The Detroit Red Wings have selected Anthony Mantha of the Val d’Or of the Quebec Major Junior League.
The left winger is 6-4, 190 pounds and had 50 goals and 39 assists in 67 games last season and was also a plus-21.
He’s the only 50-goal scorer in draft.
Here are some bullet points on Mantha from NHL.com:
• In 2012-13, he recorded five hat tricks, posted one four-goal performance and was named to the QMJHL Second All-Star Team.
• He led the Foreurs in scoring with 12 points (5-7–12) in nine games during the 2013 playoffs — Val-d’Or lost to Blainsville-Boisbrand in the second round.
• Mantha helped Team Canada capture a bronze medal at the 2012 Under-18 World Championship, scoring one goal in seven games.
• His grandfather is four-time Stanley Cup champion Andre Pronovost — he played 556 games for Montreal, Boston, Detroit and Minnesota between the 1956-57 and 1967-68 seasons.

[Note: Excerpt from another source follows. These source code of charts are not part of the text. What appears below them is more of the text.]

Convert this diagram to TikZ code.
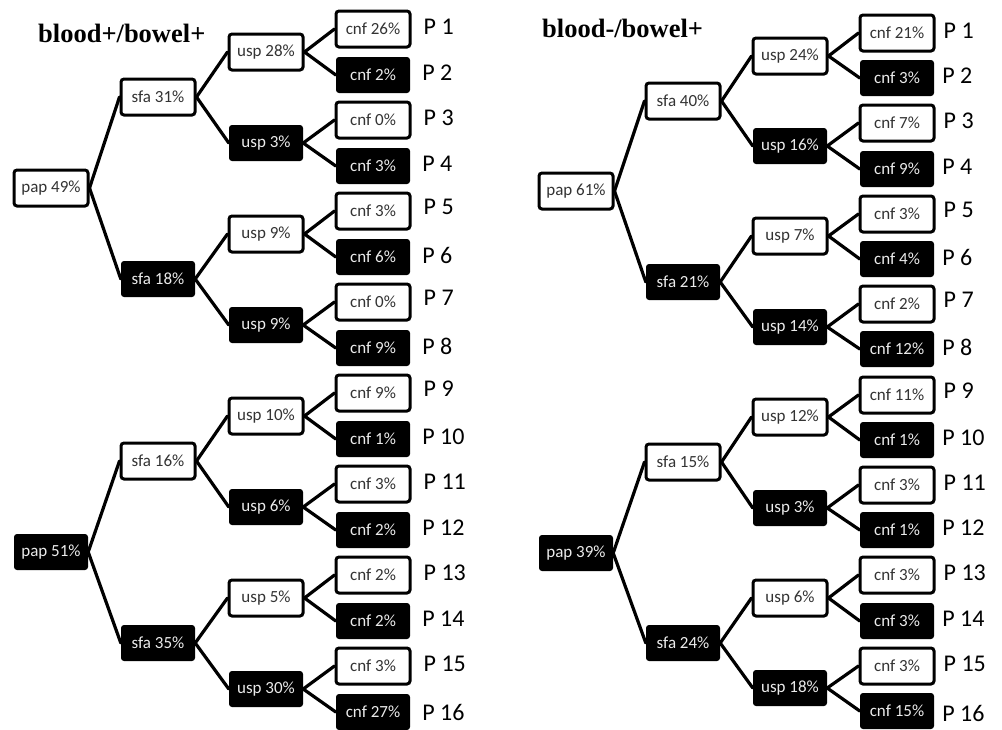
\documentclass[tikz,border=0pt]{standalone}
\usepackage{fontspec}
\setmainfont{Liberation Serif}
\newfontfamily\boxfont{Carlito}
\usetikzlibrary{positioning}
\newcommand{\branch}[3]{%
  \draw[link] (#1.east) -- (#2.west);
  \draw[link] (#1.east) -- (#3.west)}

\begin{document}
\begin{tikzpicture}[x=1pt, y=-1pt,
    box/.style={rectangle, rounded corners=3pt, minimum width=74pt,
      minimum height=36pt, inner sep=1pt,
      font=\boxfont\fontsize{17}{17}\selectfont},
    yes/.style={box, draw=black, line width=3pt, fill=white, text=black!80},
    no/.style={box, fill=black, text=white!92!black},
    link/.style={line width=3.2pt, line cap=round},
    plabel/.style={inner sep=0pt, font=\boxfont\fontsize{24}{24}\selectfont},
    title/.style={font=\bfseries\fontsize{26.5}{26.5}\selectfont, inner sep=0pt}]
  \useasboundingbox (0,0) rectangle (1002,729);

  % blood+/bowel+
  \node[title, anchor=base west] (titleA) at (38,42) {blood+/bowel+};
  \node[yes] (pa1) at (51,188) {pap 49\%};
  \node[no]  (pa2) at (51,552) {pap 51\%};

  \node[yes] (sa1) at (158,97) {sfa 31\%};
  \node[no]  (sa2) at (158,279) {sfa 18\%};
  \node[yes] (sa3) at (158,461) {sfa 16\%};
  \node[no]  (sa4) at (158,643) {sfa 35\%};

  \node[yes] (ua1) at (266,52) {usp 28\%};
  \node[no]  (ua2) at (266,143) {usp 3\%};
  \node[yes] (ua3) at (266,234) {usp 9\%};
  \node[no]  (ua4) at (266,325) {usp 9\%};
  \node[yes] (ua5) at (266,416) {usp 10\%};
  \node[no]  (ua6) at (266,507) {usp 6\%};
  \node[yes] (ua7) at (266,598) {usp 5\%};
  \node[no]  (ua8) at (266,689) {usp 30\%};

  \node[yes] (ca1) at (373,29) {cnf 26\%};
  \node[no]  (ca2) at (373,75) {cnf 2\%};
  \node[yes] (ca3) at (373,120) {cnf 0\%};
  \node[no]  (ca4) at (373,166) {cnf 3\%};
  \node[yes] (ca5) at (373,211) {cnf 3\%};
  \node[no]  (ca6) at (373,257) {cnf 6\%};
  \node[yes] (ca7) at (373,302) {cnf 0\%};
  \node[no]  (ca8) at (373,348) {cnf 9\%};
  \node[yes] (ca9) at (373,393) {cnf 9\%};
  \node[no]  (ca10) at (373,439) {cnf 1\%};
  \node[yes] (ca11) at (373,484) {cnf 3\%};
  \node[no]  (ca12) at (373,530) {cnf 2\%};
  \node[yes] (ca13) at (373,575) {cnf 2\%};
  \node[no]  (ca14) at (373,621) {cnf 2\%};
  \node[yes] (ca15) at (373,666) {cnf 3\%};
  \node[no]  (ca16) at (373,712) {cnf 27\%};

  \node[plabel, right=12pt of ca1, yshift=2pt] (la1) {P 1};
  \node[plabel, right=12pt of ca2, yshift=2pt] (la2) {P 2};
  \node[plabel, right=12pt of ca3, yshift=2pt] (la3) {P 3};
  \node[plabel, right=12pt of ca4, yshift=2pt] (la4) {P 4};
  \node[plabel, right=12pt of ca5, yshift=4pt] (la5) {P 5};
  \node[plabel, right=12pt of ca6, yshift=2pt] (la6) {P 6};
  \node[plabel, right=12pt of ca7, yshift=4pt] (la7) {P 7};
  \node[plabel, right=12pt of ca8, yshift=2pt] (la8) {P 8};
  \node[plabel, right=12pt of ca9, yshift=4pt] (la9) {P 9};
  \node[plabel, right=12pt of ca10, yshift=2pt] (la10) {P 10};
  \node[plabel, right=12pt of ca11, yshift=2pt] (la11) {P 11};
  \node[plabel, right=12pt of ca12, yshift=2pt] (la12) {P 12};
  \node[plabel, right=12pt of ca13, yshift=2pt] (la13) {P 13};
  \node[plabel, right=12pt of ca14, yshift=2pt] (la14) {P 14};
  \node[plabel, right=12pt of ca15, yshift=2pt] (la15) {P 15};
  \node[plabel, right=12pt of ca16, yshift=0pt] (la16) {P 16};

  \branch{pa1}{sa1}{sa2};
  \branch{pa2}{sa3}{sa4};
  \branch{sa1}{ua1}{ua2};
  \branch{sa2}{ua3}{ua4};
  \branch{sa3}{ua5}{ua6};
  \branch{sa4}{ua7}{ua8};
  \branch{ua1}{ca1}{ca2};
  \branch{ua2}{ca3}{ca4};
  \branch{ua3}{ca5}{ca6};
  \branch{ua4}{ca7}{ca8};
  \branch{ua5}{ca9}{ca10};
  \branch{ua6}{ca11}{ca12};
  \branch{ua7}{ca13}{ca14};
  \branch{ua8}{ca15}{ca16};

  % blood-/bowel+
  \node[title, anchor=base west] (titleB) at (542,37) {blood-/bowel+};
  \node[yes] (pb1) at (576,191) {pap 61\%};
  \node[no]  (pb2) at (576,553) {pap 39\%};

  \node[yes] (sb1) at (683,101) {sfa 40\%};
  \node[no]  (sb2) at (683,282) {sfa 21\%};
  \node[yes] (sb3) at (683,462) {sfa 15\%};
  \node[no]  (sb4) at (683,643) {sfa 24\%};

  \node[yes] (ub1) at (790,56) {usp 24\%};
  \node[no]  (ub2) at (790,146) {usp 16\%};
  \node[yes] (ub3) at (790,236) {usp 7\%};
  \node[no]  (ub4) at (790,327) {usp 14\%};
  \node[yes] (ub5) at (790,417) {usp 12\%};
  \node[no]  (ub6) at (790,508) {usp 3\%};
  \node[yes] (ub7) at (790,598) {usp 6\%};
  \node[no]  (ub8) at (790,688) {usp 18\%};

  \node[yes] (cb1) at (897,33) {cnf 21\%};
  \node[no]  (cb2) at (897,78) {cnf 3\%};
  \node[yes] (cb3) at (897,123) {cnf 7\%};
  \node[no]  (cb4) at (897,169) {cnf 9\%};
  \node[yes] (cb5) at (897,214) {cnf 3\%};
  \node[no]  (cb6) at (897,259) {cnf 4\%};
  \node[yes] (cb7) at (897,304) {cnf 2\%};
  \node[no]  (cb8) at (897,349) {cnf 12\%};
  \node[yes] (cb9) at (897,395) {cnf 11\%};
  \node[no]  (cb10) at (897,440) {cnf 1\%};
  \node[yes] (cb11) at (897,485) {cnf 3\%};
  \node[no]  (cb12) at (897,530) {cnf 1\%};
  \node[yes] (cb13) at (897,575) {cnf 3\%};
  \node[no]  (cb14) at (897,621) {cnf 3\%};
  \node[yes] (cb15) at (897,666) {cnf 3\%};
  \node[no]  (cb16) at (897,711) {cnf 15\%};

  \node[plabel, right=8pt of cb1, yshift=2pt] (lb1) {P 1};
  \node[plabel, right=8pt of cb2, yshift=2pt] (lb2) {P 2};
  \node[plabel, right=8pt of cb3, yshift=2pt] (lb3) {P 3};
  \node[plabel, right=8pt of cb4, yshift=2pt] (lb4) {P 4};
  \node[plabel, right=8pt of cb5, yshift=4pt] (lb5) {P 5};
  \node[plabel, right=8pt of cb6, yshift=2pt] (lb6) {P 6};
  \node[plabel, right=8pt of cb7, yshift=4pt] (lb7) {P 7};
  \node[plabel, right=8pt of cb8, yshift=2pt] (lb8) {P 8};
  \node[plabel, right=8pt of cb9, yshift=4pt] (lb9) {P 9};
  \node[plabel, right=8pt of cb10, yshift=2pt] (lb10) {P 10};
  \node[plabel, right=8pt of cb11, yshift=2pt] (lb11) {P 11};
  \node[plabel, right=8pt of cb12, yshift=2pt] (lb12) {P 12};
  \node[plabel, right=8pt of cb13, yshift=2pt] (lb13) {P 13};
  \node[plabel, right=8pt of cb14, yshift=2pt] (lb14) {P 14};
  \node[plabel, right=8pt of cb15, yshift=2pt] (lb15) {P 15};
  \node[plabel, right=8pt of cb16, yshift=-2pt] (lb16) {P 16};

  \branch{pb1}{sb1}{sb2};
  \branch{pb2}{sb3}{sb4};
  \branch{sb1}{ub1}{ub2};
  \branch{sb2}{ub3}{ub4};
  \branch{sb3}{ub5}{ub6};
  \branch{sb4}{ub7}{ub8};
  \branch{ub1}{cb1}{cb2};
  \branch{ub2}{cb3}{cb4};
  \branch{ub3}{cb5}{cb6};
  \branch{ub4}{cb7}{cb8};
  \branch{ub5}{cb9}{cb10};
  \branch{ub6}{cb11}{cb12};
  \branch{ub7}{cb13}{cb14};
  \branch{ub8}{cb15}{cb16};
\end{tikzpicture}
\end{document}
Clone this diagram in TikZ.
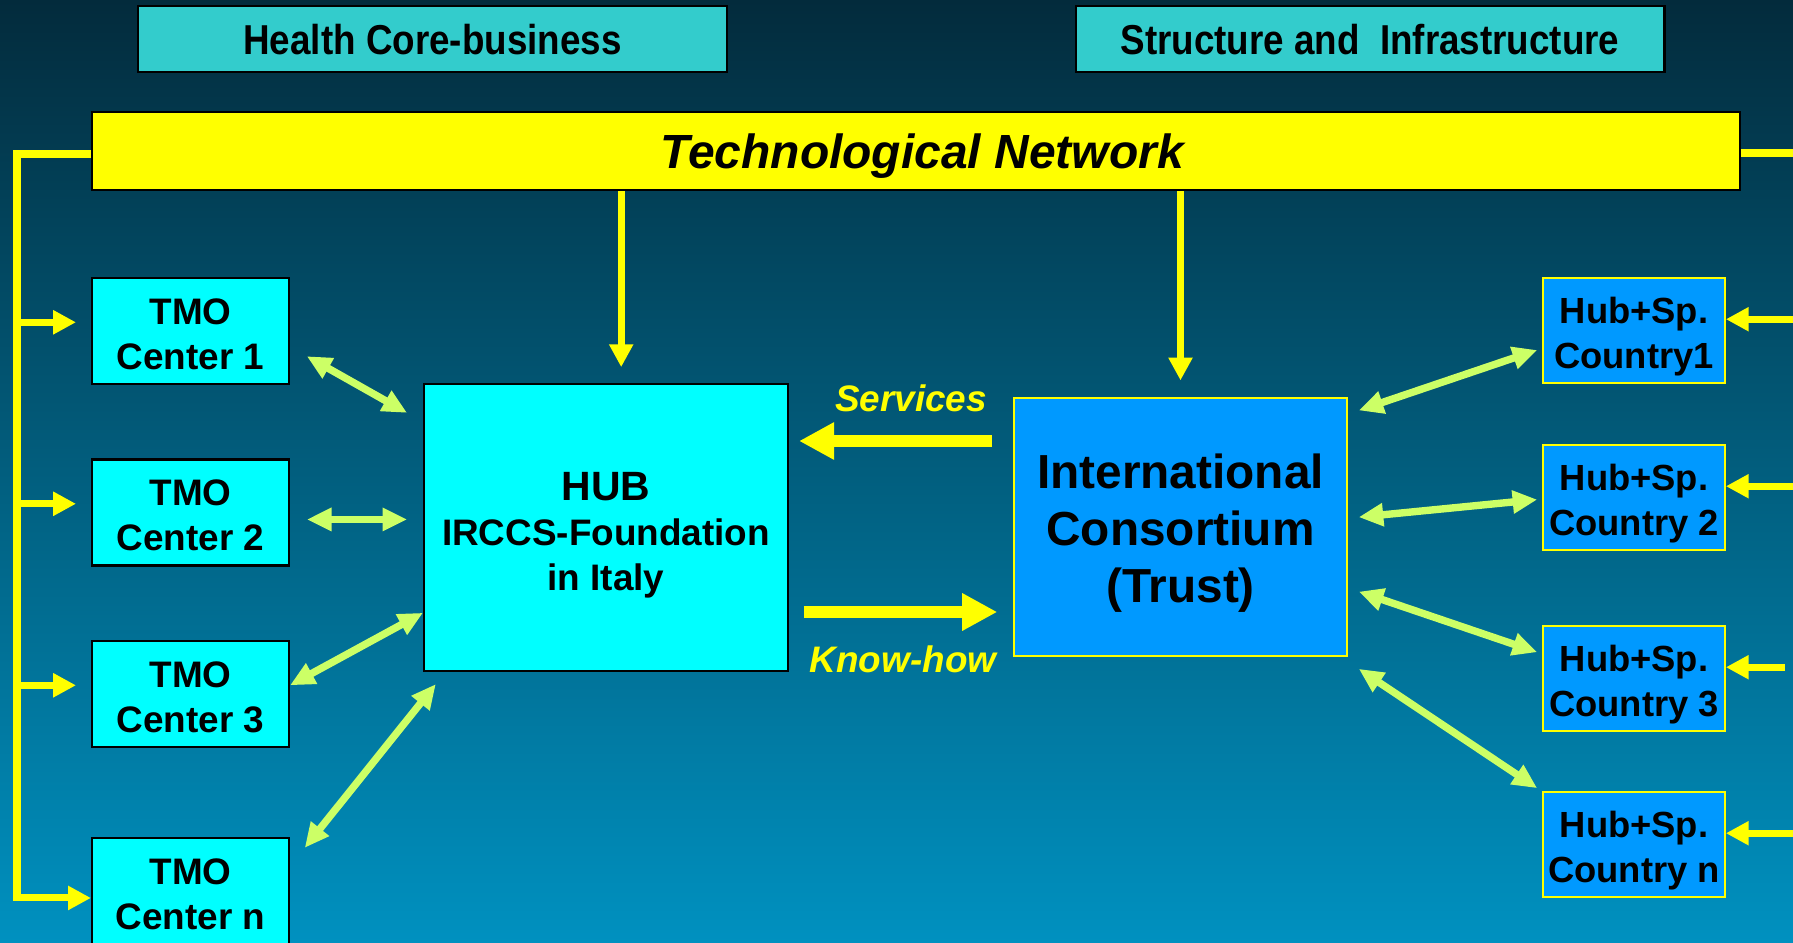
\documentclass[tikz,border=0pt]{standalone}
\usepackage{fontspec}
\setmainfont{Liberation Sans}
\newfontfamily\narrowfont[FakeStretch=0.88]{Liberation Sans}
\usetikzlibrary{arrows.meta}
\definecolor{bgTop}{RGB}{3,43,60}
\definecolor{bgBot}{RGB}{0,145,192}
\definecolor{hdrFill}{RGB}{51,204,204}
\definecolor{tmoFill}{RGB}{0,255,255}
\definecolor{ctyFill}{RGB}{0,153,255}
\definecolor{netYel}{RGB}{255,255,0}
\definecolor{linkGrn}{RGB}{204,255,102}
% stacked lines, lowered without changing the box size
\newcommand\stacklines[2]{\raisebox{-#1}[\height][\depth]{\begin{tabular}{@{}c@{}}#2\end{tabular}}}
\begin{document}
\begin{tikzpicture}[x=0.02cm,y=-0.02cm,
    box/.style={draw=black,line width=1.2pt,inner sep=0pt,
      font=\bfseries\fontsize{21}{25.6}\selectfont},
    hdr/.style={box,fill=hdrFill,minimum width=11.78cm,minimum height=1.32cm,
      text height=17.3pt,text depth=0pt,
      font=\narrowfont\bfseries\fontsize{23.8}{28}\selectfont},
    tmo/.style={box,fill=tmoFill,minimum width=3.94cm,minimum height=2.12cm},
    cty/.style={box,draw=netYel,line width=1pt,fill=ctyFill,minimum width=3.64cm,minimum height=2.1cm,
      font=\bfseries\fontsize{20.7}{25.6}\selectfont},
    feed/.style={draw=netYel,line width=4pt,-{Triangle[length=13pt,width=13pt]}},
    flow/.style={draw=netYel,line width=6.8pt,-{Triangle[length=20pt,width=20pt]}},
    link/.style={draw=linkGrn,line width=4.2pt,
      {Triangle[length=14pt,width=12.5pt]}-{Triangle[length=14pt,width=12.5pt]}},
    lbl/.style={text=netYel,inner sep=0pt,font=\bfseries\itshape\fontsize{21}{25}\selectfont}]
    \def\tx{190.5}
    \def\cx{1634}
    \shade[top color=bgTop,bottom color=bgBot] (0,0) rectangle (1793,943);
    \useasboundingbox (0,0) rectangle (1793,943);
    % headings and network bar
    \node[hdr] (Hdr_0) at (432.5,39) {Health Core-business};
    \node[hdr] (Hdr_1) at (1370,39) {Structure and\ \ Infrastructure};
    \node[box,fill=netYel,minimum width=32.96cm,minimum height=1.56cm,
      text height=19.9pt,text depth=0pt,
      font=\bfseries\itshape\fontsize{27.3}{30}\selectfont] (Net) at (916,151) {\hspace{7pt}Technological Network};
    % centres and countries
    \foreach \i/\y in {1/331,2/512.5,3/694,n/891}
      \node[tmo] (Tmo_\i) at (\tx,\y) {\stacklines{3.8pt}{TMO\\Center \i}};
    \foreach \i/\y/\t in {1/330.5/Country1,2/497.5/Country 2,3/678.5/Country 3,n/844.5/Country n}
      \node[cty] (Cty_\i) at (\cx,\y) {\stacklines{3.7pt}{Hub+Sp.\\\t}};
    \node[box,fill=tmoFill,minimum width=7.28cm,minimum height=5.74cm,
      font=\bfseries\fontsize{21}{25.5}\selectfont] (Hub) at (606,527.5)
      {\stacklines{5pt}{{\fontsize{23.3}{26}\selectfont HUB}\\IRCCS-Foundation\\in Italy}};
    \node[box,draw=netYel,line width=1pt,fill=ctyFill,minimum width=6.66cm,minimum height=5.16cm,
      font=\bfseries\fontsize{27.2}{32.3}\selectfont] (Trust) at (1180.5,527)
      {\stacklines{4pt}{International\ \\Consortium\ \\(Trust)}};
    \node[lbl] (SvcLbl) at (911,398) {Services};
    \node[lbl] (KnowLbl) at (903,659) {Know-how};
    \coordinate (LSpine) at (17,154);
    \coordinate (REdge) at (1793,153);
    \coordinate (REdge3) at (1785,153);
    \coordinate (SvcY) at (0,441);
    \coordinate (KnowY) at (0,612);
    % feeds from the network
    \draw[feed] (Net.west |- LSpine) -- (LSpine) |- (Tmo_n.184);
    \foreach \i in {1,2,3}
      \draw[feed,shorten >=8.5pt] (LSpine |- Tmo_\i.175) -- (Tmo_\i.175);
    \draw[feed,-] (Net.east |- REdge) -- (REdge);
    \foreach \i/\e in {1/REdge,2/REdge,3/REdge3,n/REdge}
      \draw[feed] (\e |- Cty_\i.7) -- (Cty_\i.7);
    \draw[feed,shorten >=9pt] (Net.south -| Hub.84) -- (Hub.84);
    \draw[feed,shorten >=9.5pt] (Net.south -| Trust.north) -- (Trust.north);
    % services and know-how
    \draw[flow,shorten <=12pt,shorten >=5.7pt] (Trust.west |- SvcY) -- (Hub.east |- SvcY);
    \draw[flow,shorten <=8.5pt,shorten >=9pt] (Hub.east |- KnowY) -- (Trust.west |- KnowY);
    % two-way links
    \path (Tmo_1.-9) edge [link,shorten <=11pt,shorten >=10.4pt] (Hub.150);
    \path (Tmo_2.-4) edge [link,shorten <=9.6pt,shorten >=9pt] (Hub.west |- Tmo_2.-4);
    \path (Tmo_3.5) edge [link] (Hub.205);
    \path (Tmo_n.14) edge [link,shorten <=13.4pt,shorten >=8.8pt] (Hub.222);
    \path (Trust.34) edge [link,shorten <=6.6pt,shorten >=3pt] (Cty_1.191);
    \path (Trust.3) edge [link,shorten <=6.2pt,shorten >=2.8pt] (Cty_2.181);
    \path (Trust.-20) edge [link,shorten <=6.6pt,shorten >=3pt] (Cty_3.165);
    \path (Trust.-39) edge [link,shorten <=12.3pt,shorten >=3.4pt] (Cty_n.150);
\end{tikzpicture}
\end{document}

From TSN Scout Craig Button: Anthony is a very gifted scorer. “Excellent hands and he is able to handle the puck in traffic and in tight spots and get his shot to the net in a manner that makes it difficult for goaltenders. Can attack in multiple ways, skating and shooting in stride, in traffic around the net and in a ‘post-up’ position. He has goal scoring instincts and is very quick to recognize them and take advantage. Gets himself open at the right times and is a hard player to keep in check. He is smart and recognizes where the opportunities may present themselves and is capable of making plays which allows him to impact the game in multiple ways from an offensive standpoint. He has continually progressed and he is the type of player who can make a significant offensive contribution at the NHL level.”
NHL Central Scouting’s Chris Bordeleau: “He’s a big kid with a lot of skill. He has everything you need to succeed — he can skate, he’s smart, he reads the play, he has everything. He might need to work on his defensive game, but he can be taught that. You can’t teach talent like he has, or hands like he has.”
Val-d’Or head coach Mario Durocher: “He’s a very intelligent kid. It’s great talking hockey with him. He’s always asking the right questions in practice and even pointing things out that we might have missed sometimes.”